If you haven’t a clue what I am talking about, you are not alone; I haven’t a clue what I am talking about either. My ability to discuss, or explain high-energy particle physics has about as much credibility as, say, President Nicholas Sarkozy’s ability to explain the credit crisis. 

 

The French and current European Union (EU) President could not resist a recent photo opportunity while holding a copy of Das Kapital, to announce the death of capitalism. At the EU summit of 15 October, Mr Sarkozy also stated:

 

 

“I would propose a simple principle, that no financial institution should escape regulation and supervision.
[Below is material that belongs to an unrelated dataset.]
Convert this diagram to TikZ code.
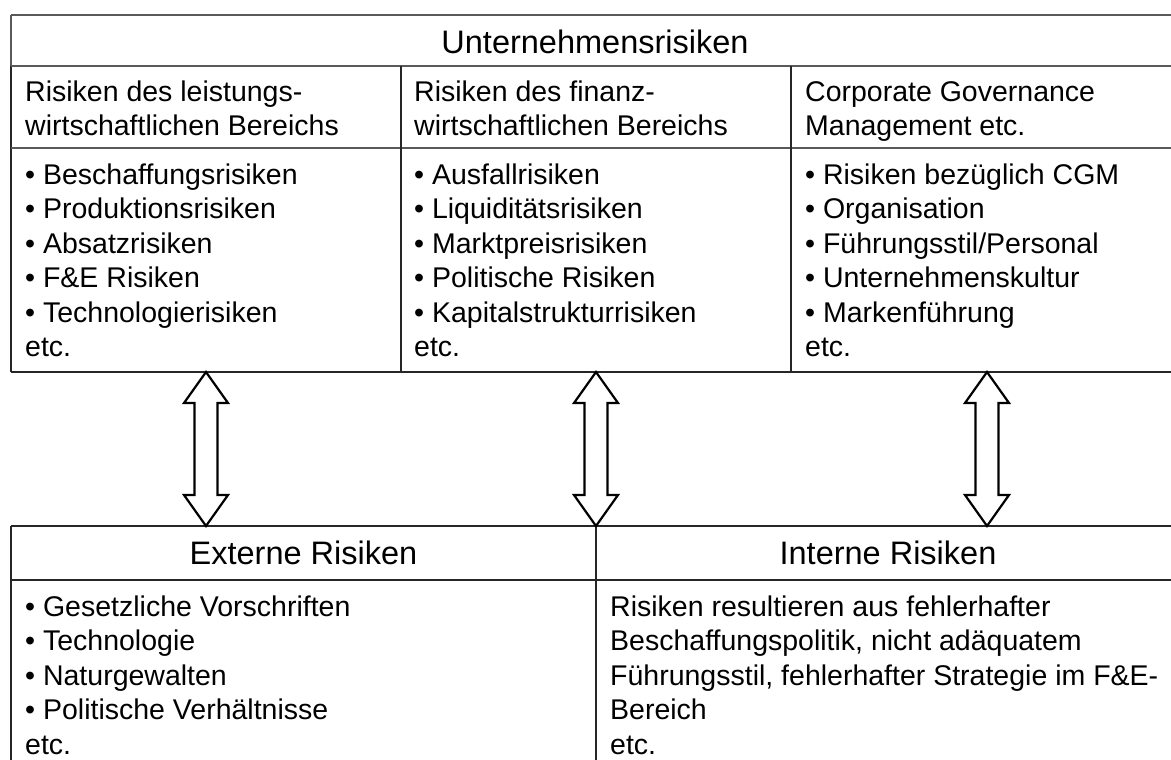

I am thinking, for example, of the regulation that we must apply to rating agencies and of the necessary supervision of hedge funds…we must also work to eliminate the grey areas that undermine our efforts at co-ordination, in this case the off shore centres.” (Reuters, 15 October 2008)

 

We obviously all must have missed something over the past few months, when we did not realise that AIG, Freddie Mac, Fannie Mae, Bear Stearns, Merrill Lynch and Lehman Brothers were really hedge funds operating out of the British Virgin Islands, or Cayman, not to mention Northern Rock and Bradford and Bingley, those well-known off shore banks. Well, one of them is based on a rock, which must be close to an off shore tax haven. In Europe, we should also not forget those other ‘off shore devils’: Hypo Real Estate Bank, Dexia Bank and Fortis Bank, all of which have been expensively rescued by the taxpayer in decidedly onshore jurisdictions.